The council considered removing the effective ban on food trucks downtown almost two years ago, but the issue proved too contentious and council members kicked any changes to 2014.
Allowing food trucks downtown is essential to opening up one of Houston’s signature attractions, Parker said.
“We’re a foodie destination,” she said. “We ought to make sure that we do things that allow food innovation to take place.”
The City Council will get a say in some sanitary changes the public health department is recommending and, most notably, whether to allow food truck owners to use chairs and tables around their vehicles.
Those regulations got their first public vetting at a Quality of Life Committee meeting Wednesday, drawing testimony from food truck operators and customers who said it is time to open up the market and restaurant owners who said they were concerned that the trucks present unfair, less regulated competition.
“Deregulating food trucks will create major challenges for small businesses,” said Reginald Martin, president of the Greater Houston Restaurant Association, which represents more than 4,100 industry members.
Council members Brenda Stardig and Jerry Davis both emerged as critics of loosening the food truck regulations, largely because they were concerned about competition with established restaurants and enforcement of food truck rules.
“They’re awesome,” Stardig said of food trucks. “I’m not taking away from that. What I’m concerned about is the enforcement, and the stinkers that give the mobile community a bad name.”
The city’s public health department has a similar ratio of inspectors to food trucks as it does inspectors to restaurants, Assistant Director Patrick Key said. There are 30 inspectors assigned to 13,000 restaurants and three inspectors assigned to the 800 food trucks across the city.
Ryan Soroka, co-owner of Eatsie Boys food trucks and a cafe in Montrose, said the food inspections on the company’s trucks are more rigorous than those at their brick-and-mortar establishment, 8th Wonder Brewery.
Soroka and his partners started a gourmet sandwich business out of a food truck four years ago. The vendors they use and the community functions they draw business to are good for the economy, Soroka said.

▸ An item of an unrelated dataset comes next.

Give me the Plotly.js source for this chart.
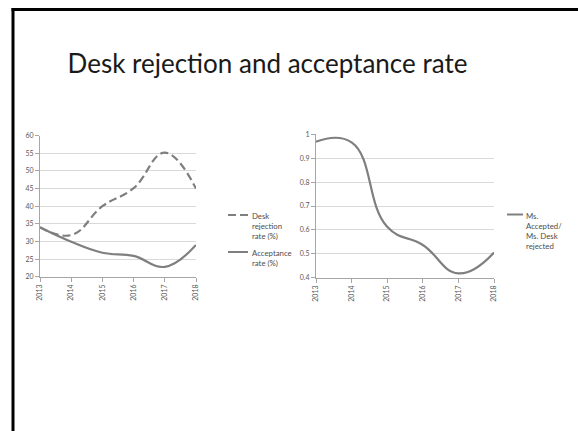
<!DOCTYPE html>
<html>
<head>
<meta charset="utf-8">
<script src="https://cdn.plot.ly/plotly-3.0.1.min.js"></script>
<style>html,body{margin:0;padding:0;background:#fff;}#chart{width:578px;height:431px;}</style>
</head>
<body>
<div id="chart"></div>
<script>
const years = [2013, 2014, 2015, 2016, 2017, 2018];
const deskRejectionRate = [34, 31.8, 40, 45.1, 55.2, 45];
const acceptanceRate = [34, 29.9, 26.8, 25.9, 22.8, 29];
const acceptedPerDeskRejected = [0.969, 0.966, 0.613, 0.537, 0.418, 0.505];
const leftYTicks = [20, 25, 30, 35, 40, 45, 50, 55, 60];
const rightYTicks = [0.4, 0.5, 0.6, 0.7, 0.8, 0.9, 1];
const titleText = 'Desk rejection and acceptance rate';
const legendLeft1 = 'Desk<br>rejection<br>rate (%)';
const legendLeft2 = 'Acceptance<br>rate (%)';
const legendRight = 'Ms.<br>Accepted/<br>Ms. Desk<br>rejected';

const W = 578, H = 431;
const px = v => v / W;
const py = v => 1 - v / H;
const lineColor = '#7f7f7f';
const tickFont = {family: 'Lato, "Liberation Sans", sans-serif', size: 7, color: '#595959'};
const legFont = {family: 'Lato, "Liberation Sans", sans-serif', size: 7.8, color: '#4d4d4d'};

const traces = [
  {x: years, y: deskRejectionRate, xaxis: 'x', yaxis: 'y', mode: 'lines', name: 'Desk rejection rate (%)',
   line: {color: lineColor, width: 2.2, shape: 'spline', smoothing: 1.2, dash: '8px,4px'}, showlegend: false},
  {x: years, y: acceptanceRate, xaxis: 'x', yaxis: 'y', mode: 'lines', name: 'Acceptance rate (%)',
   line: {color: lineColor, width: 2.2, shape: 'spline', smoothing: 1.2}, showlegend: false},
  {x: years, y: acceptedPerDeskRejected, xaxis: 'x2', yaxis: 'y2', mode: 'lines', name: 'Ms. Accepted/ Ms. Desk rejected',
   line: {color: lineColor, width: 2.2, shape: 'spline', smoothing: 1.3}, showlegend: false}
];

const xCommon = {
  tickmode: 'array', tickvals: years, ticktext: years.map(String), tickangle: -90,
  showgrid: false, zeroline: false, showline: true, linecolor: '#a6a6a6', linewidth: 1,
  ticks: 'outside', ticklen: 4, tickcolor: '#a6a6a6', tickfont: tickFont, fixedrange: true
};
const yCommon = {
  showgrid: true, gridcolor: '#d9d9d9', gridwidth: 1, zeroline: false,
  showline: true, linecolor: '#a6a6a6', linewidth: 1,
  ticks: 'outside', ticklen: 4, tickcolor: '#a6a6a6', tickfont: tickFont, fixedrange: true
};

const layout = {
  width: W, height: H,
  margin: {l: 0, r: 0, t: 0, b: 0},
  paper_bgcolor: '#ffffff', plot_bgcolor: 'rgba(0,0,0,0)',
  showlegend: false,
  title: {text: titleText, x: px(267.5), xanchor: 'center', y: py(64), yanchor: 'middle',
          font: {family: 'Lato, "Open Sans", sans-serif', size: 26, color: '#1a1a1a'}},
  xaxis: Object.assign({}, xCommon, {domain: [px(40), px(196)], range: [2013, 2018], anchor: 'y'}),
  yaxis: Object.assign({}, yCommon, {domain: [py(276.7), py(135.7)], range: [20, 60], tickvals: leftYTicks, anchor: 'x'}),
  xaxis2: Object.assign({}, xCommon, {domain: [px(316), px(494)], range: [2013, 2018], anchor: 'y2'}),
  yaxis2: Object.assign({}, yCommon, {domain: [py(277.7), py(134.3)], range: [0.4, 1], tickvals: rightYTicks, ticktext: rightYTicks.map(String), anchor: 'x2'}),
  shapes: [
    {type: 'line', xref: 'paper', yref: 'paper', x0: px(13), x1: px(13), y0: py(8), y1: py(440), line: {color: '#000', width: 3}},
    {type: 'line', xref: 'paper', yref: 'paper', x0: px(11.5), x1: px(590), y0: py(9.5), y1: py(9.5), line: {color: '#000', width: 3}},
    {type: 'line', xref: 'paper', yref: 'paper', x0: px(228), x1: px(248), y0: py(215), y1: py(215), line: {color: lineColor, width: 2, dash: '8px,4px'}},
    {type: 'line', xref: 'paper', yref: 'paper', x0: px(228), x1: px(248), y0: py(252), y1: py(252), line: {color: lineColor, width: 2}},
    {type: 'line', xref: 'paper', yref: 'paper', x0: px(507), x1: px(523), y0: py(214.5), y1: py(214.5), line: {color: lineColor, width: 2}}
  ],
  annotations: [
    {text: legendLeft1, xref: 'paper', yref: 'paper', x: px(249.5), y: py(209), xanchor: 'left', yanchor: 'top', align: 'left', showarrow: false, font: legFont},
    {text: legendLeft2, xref: 'paper', yref: 'paper', x: px(249.5), y: py(246), xanchor: 'left', yanchor: 'top', align: 'left', showarrow: false, font: legFont},
    {text: legendRight, xref: 'paper', yref: 'paper', x: px(523.5), y: py(209), xanchor: 'left', yanchor: 'top', align: 'left', showarrow: false, font: legFont}
  ]
};

Plotly.newPlot('chart', traces, layout, {displayModeBar: false, staticPlot: true});
</script>
</body>
</html>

The regulatory changes, he said, will make it easier for those trucks to be profitable and their owners to potentially open restaurants.
“These are not life-changing issues for most people,” Soroka said. “But I assure you, they will change the lives of small-business owners who proudly and tirelessly work these food trucks.”
Council member Ed Gonzalez said the city should not be in the business of “protecting someone’s monopoly.” He also played down concerns about some food trucks violating city code, something he said was no different from restaurants that break rules.
“I don’t think we should punish all 800 trucks or new entrants simply because there are the bad apples out there,” Gonzalez said.
Former City Councilman Peter Brown told the committee the proposed changes would make downtown areas more pedestrian-friendly.
“We need to make the public realm in our city much more enjoyable to all Houstonians,” Brown said.